I probably spent more on Asteroids than on cocaine ;)
If you want to get an intuition for the weirder curvatures of 3D space, there's a playable "curved space simulator" created by topologist Jeff Weeks called Curved Spaces. I remember it from a while back, but apparently it recently got an update! Some combinations of curvatures and tilings get really funky to navigate.
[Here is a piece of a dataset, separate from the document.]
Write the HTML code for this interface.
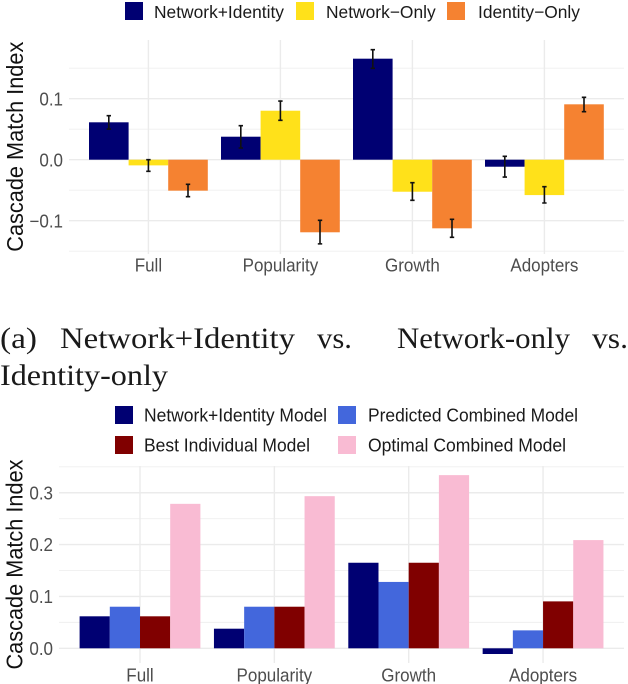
<!DOCTYPE html>
<html lang="en">
<head>
<meta charset="utf-8">
<title>Cascade Match Index charts</title>
<style>
html,body{margin:0;padding:0;background:#fff;}
body{width:628px;height:684px;overflow:hidden;}
svg{display:block;font-family:"Liberation Sans",sans-serif;}
</style>
</head>
<body>
<svg id="figure" width="628" height="684" viewBox="0 0 628 684" xmlns="http://www.w3.org/2000/svg">
  <g font-family="'Liberation Serif',serif" font-size="30" fill="#1a1a1a">
    <text x="0" y="348" textLength="37" lengthAdjust="spacingAndGlyphs">(a)</text>
    <text x="60" y="348" textLength="235" lengthAdjust="spacingAndGlyphs">Network+Identity</text>
    <text x="317" y="348" textLength="35" lengthAdjust="spacingAndGlyphs">vs.</text>
    <text x="397" y="348" textLength="173" lengthAdjust="spacingAndGlyphs">Network-only</text>
    <text x="592" y="348" textLength="36" lengthAdjust="spacingAndGlyphs">vs.</text>
    <text x="0" y="385" textLength="168" lengthAdjust="spacingAndGlyphs">Identity-only</text>
  </g>
  <g id="top-chart"></g>
  <g id="bottom-chart"></g>
  <g font-size="17.4" fill="#1a1a1a">
    <rect x="125" y="2" width="18" height="18" fill="#000072"/>
    <text x="154" y="18">Network+Identity</text>
    <rect x="296" y="2" width="18" height="18" fill="#FFE11A"/>
    <text x="326" y="18">Network−Only</text>
    <rect x="447" y="2" width="18" height="18" fill="#F58231"/>
    <text x="478" y="18">Identity−Only</text>
  </g>
  <g font-size="18.5" fill="#1a1a1a">
    <rect x="115" y="406" width="18" height="18" fill="#000072"/>
    <text x="144" y="421.5" textLength="183" lengthAdjust="spacingAndGlyphs">Network+Identity Model</text>
    <rect x="338" y="406" width="18" height="18" fill="#4367DC"/>
    <text x="368" y="421.5" textLength="210" lengthAdjust="spacingAndGlyphs">Predicted Combined Model</text>
    <rect x="115" y="436" width="18" height="18" fill="#800000"/>
    <text x="144" y="451.5" textLength="166" lengthAdjust="spacingAndGlyphs">Best Individual Model</text>
    <rect x="338" y="436" width="18" height="18" fill="#F9BBD3"/>
    <text x="368" y="451.5" textLength="198" lengthAdjust="spacingAndGlyphs">Optimal Combined Model</text>
  </g>
</svg>
<script>
const categories = ["Full", "Popularity", "Growth", "Adopters"];

const topSeriesNames = ["network-identity", "network-only", "identity-only"];
const networkIdentity = [0.0613, 0.0377, 0.1656, -0.0115];
const networkOnly = [-0.0093, 0.0803, -0.0525, -0.058];
const identityOnly = [-0.0508, -0.119, -0.1125, 0.0908];
const networkIdentityLow = [0.0503, 0.0192, 0.1498, -0.0284];
const networkIdentityHigh = [0.0721, 0.0557, 0.1803, 0.0056];
const networkOnlyLow = [-0.019, 0.0646, -0.0666, -0.071];
const networkOnlyHigh = [0, 0.0962, -0.0377, -0.0443];
const identityOnlyLow = [-0.0607, -0.138, -0.1272, 0.0787];
const identityOnlyHigh = [-0.0403, -0.0993, -0.0977, 0.1023];
const topTicks = [-0.1, 0, 0.1];
const topTickLabels = ["−0.1", "0.0", "0.1"];
const topMinorTicks = [-0.15, -0.05, 0.05, 0.15];

const bottomSeriesNames = ["network-identity-model", "predicted-combined-model", "best-individual-model", "optimal-combined-model"];
const networkIdentityModel = [0.0617, 0.0378, 0.165, -0.011];
const predictedCombined = [0.0802, 0.0802, 0.128, 0.0346];
const bestIndividual = [0.0617, 0.0802, 0.165, 0.0905];
const optimalCombined = [0.2786, 0.2934, 0.334, 0.2087];
const bottomTicks = [0, 0.1, 0.2, 0.3];
const bottomTickLabels = ["0.0", "0.1", "0.2", "0.3"];
const bottomMinorTicks = [0.05, 0.15, 0.25, 0.35];

const SVG_NS = "http://www.w3.org/2000/svg";

function make(parent, tag, props, text) {
  const el = document.createElementNS(SVG_NS, tag);
  for (const key in props) el.setAttribute(key, props[key]);
  if (text !== undefined) el.textContent = text;
  parent.appendChild(el);
  return el;
}

function drawFrame(g, cfg) {
  const { xOf, yOf } = cfg;
  cfg.minor.forEach(function (v) {
    const line = make(g, "line", { x1: cfg.left, x2: cfg.right, y1: yOf(v), y2: yOf(v), stroke: "#efefef", "stroke-width": 0.9 });
    
    
  });
  cfg.ticks.forEach(function (v, i) {
    const line = make(g, "line", { x1: cfg.left, x2: cfg.right, y1: yOf(v), y2: yOf(v), stroke: "#ebebeb", "stroke-width": 1.4 });
    
    
    const label = make(g, "text", { transform: "translate(" + cfg.tickX + " " + (yOf(v) + 6.6) + ") scale(0.93 1)", "text-anchor": "end", "font-size": 18.3, fill: "#4d4d4d" }, cfg.tickLabels[i]);
    
    
  });
  categories.forEach(function (c, i) {
    const line = make(g, "line", { x1: xOf(i), x2: xOf(i), y1: cfg.top, y2: cfg.gridBottom, stroke: "#ebebeb", "stroke-width": 1.4 });
    
    
    const label = make(g, "text", { transform: "translate(" + xOf(i) + " " + cfg.catY + ") scale(0.93 1)", "text-anchor": "middle", "font-size": 18.3, fill: "#4d4d4d" }, c);
    
    
  });
  const title = make(g, "text", { transform: "translate(" + cfg.titleX + " " + cfg.titleY + ") rotate(-90)", "text-anchor": "middle", "font-size": 23, textLength: 210, lengthAdjust: "spacingAndGlyphs", fill: "#111" }, "Cascade Match Index");
  
  
}

function drawBars(g, cfg, seriesList, names, colors) {
  const n = seriesList.length;
  seriesList.forEach(function (values, s) {
    values.forEach(function (v, i) {
      const x = cfg.xOf(i) + (s - n / 2) * cfg.barW;
      const y0 = cfg.yOf(0);
      const y1 = cfg.yOf(v);
      const bar = make(g, "rect", { x: x, y: Math.min(y0, y1), width: cfg.barW, height: Math.abs(y1 - y0), fill: colors[s] });
      
      
    });
  });
}

function drawErrors(g, cfg, lows, highs, names) {
  const n = lows.length;
  lows.forEach(function (low, s) {
    low.forEach(function (v, i) {
      const cx = cfg.xOf(i) + (s - n / 2 + 0.5) * cfg.barW;
      const yl = cfg.yOf(v);
      const yh = cfg.yOf(highs[s][i]);
      const d = "M" + cx + " " + yl + "V" + yh + "M" + (cx - 2.2) + " " + yl + "H" + (cx + 2.2) + "M" + (cx - 2.2) + " " + yh + "H" + (cx + 2.2);
      const err = make(g, "path", { d: d, fill: "none", stroke: "#111", "stroke-width": 1.6 });
      
      
    });
  });
}

const topCfg = {
  left: 69, right: 624, top: 40, gridBottom: 254, tickX: 63, catY: 271.5, titleX: 23, titleY: 146.7,
  barW: 39.6, ticks: topTicks, tickLabels: topTickLabels, minor: topMinorTicks,
  xOf: function (i) { return 148.4 + i * 132; },
  yOf: function (v) { return 159.7 - v * 610; }
};
const topGroup = document.getElementById("top-chart");
drawFrame(topGroup, topCfg);
drawBars(topGroup, topCfg, [networkIdentity, networkOnly, identityOnly], topSeriesNames, ["#000072", "#FFE11A", "#F58231"]);
drawErrors(topGroup, topCfg, [networkIdentityLow, networkOnlyLow, identityOnlyLow], [networkIdentityHigh, networkOnlyHigh, identityOnlyHigh], topSeriesNames);

const bottomCfg = {
  left: 59, right: 624, top: 466, gridBottom: 663, tickX: 53, catY: 681.5, titleX: 22.7, titleY: 564.5,
  barW: 30.2, ticks: bottomTicks, tickLabels: bottomTickLabels, minor: bottomMinorTicks,
  xOf: function (i) { return 140 + i * 134.35; },
  yOf: function (v) { return 648.3 - v * 518.5; }
};
const bottomGroup = document.getElementById("bottom-chart");
drawFrame(bottomGroup, bottomCfg);
drawBars(bottomGroup, bottomCfg, [networkIdentityModel, predictedCombined, bestIndividual, optimalCombined], bottomSeriesNames, ["#000072", "#4367DC", "#800000", "#F9BBD3"]);
</script>
</body>
</html>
http://www.geometrygames.org/CurvedSpaces/index.html.en

Haven’t read this yet, but another good question is why can’t we know the topology of the universe.
When we are whole brain emulations in the cloud, we can experiment with upgrades to our hippocampus to work with alternate geometries. There's no particular reason to assume that our current one is optimal for thinking. Maybe different geometries are better for different tasks. We could match the dimensionality of the workspace to the problem space. Want to visualize 7 dimensional data? Project it in 7 dimensional space with your brain adjusted to make it feel natural.
Characters in Greg Egan's hard sci-fi book Diaspora do this
The article mentions topology but I feel like most everything in physics is geometrically oriented and makes no particular topology rules, just normal continuity. I feel like the next discovery will be topological in nature. Some relativity of topology that fixes locality.
The universe is a spheroid region, 705m in diameter.
Alternate geometries are interesting but it seems pretty clear that a flat universe is the simplest conclude when what we observe in the large scale is a flat universe (this is the case in most sophisticated observations despite general relativity demonstrating local curvature).

I think that the motivation for a universe that's bounded in some fashion comes from the philosophical paradoxes that come from an infinite universe. But I don't, maybe just deal with them.

According to a proper philosophy there is no way to know. Only to have socially constructed consensus (hello, mr.Khun)

Let me remind you that abstract concepts like dimensions, does not exist outside human minds.

The question itself contain a type error: the concept is not applicable.

I don't see how the question contains a type error, any more than the question of the earth being round contains a type error.
Philosophy of science is an easy subject and a person of reasonable intelligence could grasp the principles without any difficulty.

The current contest is not of experimentally verified facts, but of fancy abstract models. For funding and the high social status of an abstract "researcher".

The vastly complex and expensive devices for "experiments" are made according to the current model - a layer upon layers of socially constructed abstractions. This is no different from theology.

You could also read about positivism and acceptance of the limits of what could be known (not accepted or believed).

Yes, the difficulty of making machines to test these ideas makes their results less trustworthy. But you're applying am uneven amount of ontological skepticism here. You talk about the 'limits of what could be known', but this applies just as much to your own senses or the existence of society as it does to the validity of scientific models.
I don't understand how they do the comparison between the torus and sphere. First to take a rectangular paper as an example for a torus and then say some parts would stretch doesn't make a scientific comparison to a sphere. As I understand the only difference between a sphere and a torus geometrical is that as a flat piece the sharp tops are cut of a flat piece of sphere. See link for picture of flat sphere: https://www.cadforum.cz/img/petals.gif
One way to see the difference is to consider a loop on the sphere or torus. On a sphere, any loop can always be drawn tighter until it is a point. On a torus, there will be some loops that cannot be drawn tight, as they go 'through the hole'. Another way is to imagine the sphere and the torus are hairy. You can comb a torus such that all hairs lie in more or less the same direction as their neighbours - if you try this with a sphere, there will be at least one point where the hairs completely diverge.
This article helped me to understand a great talk by Lawrence Krauss which then became the book A Universe from Nothing.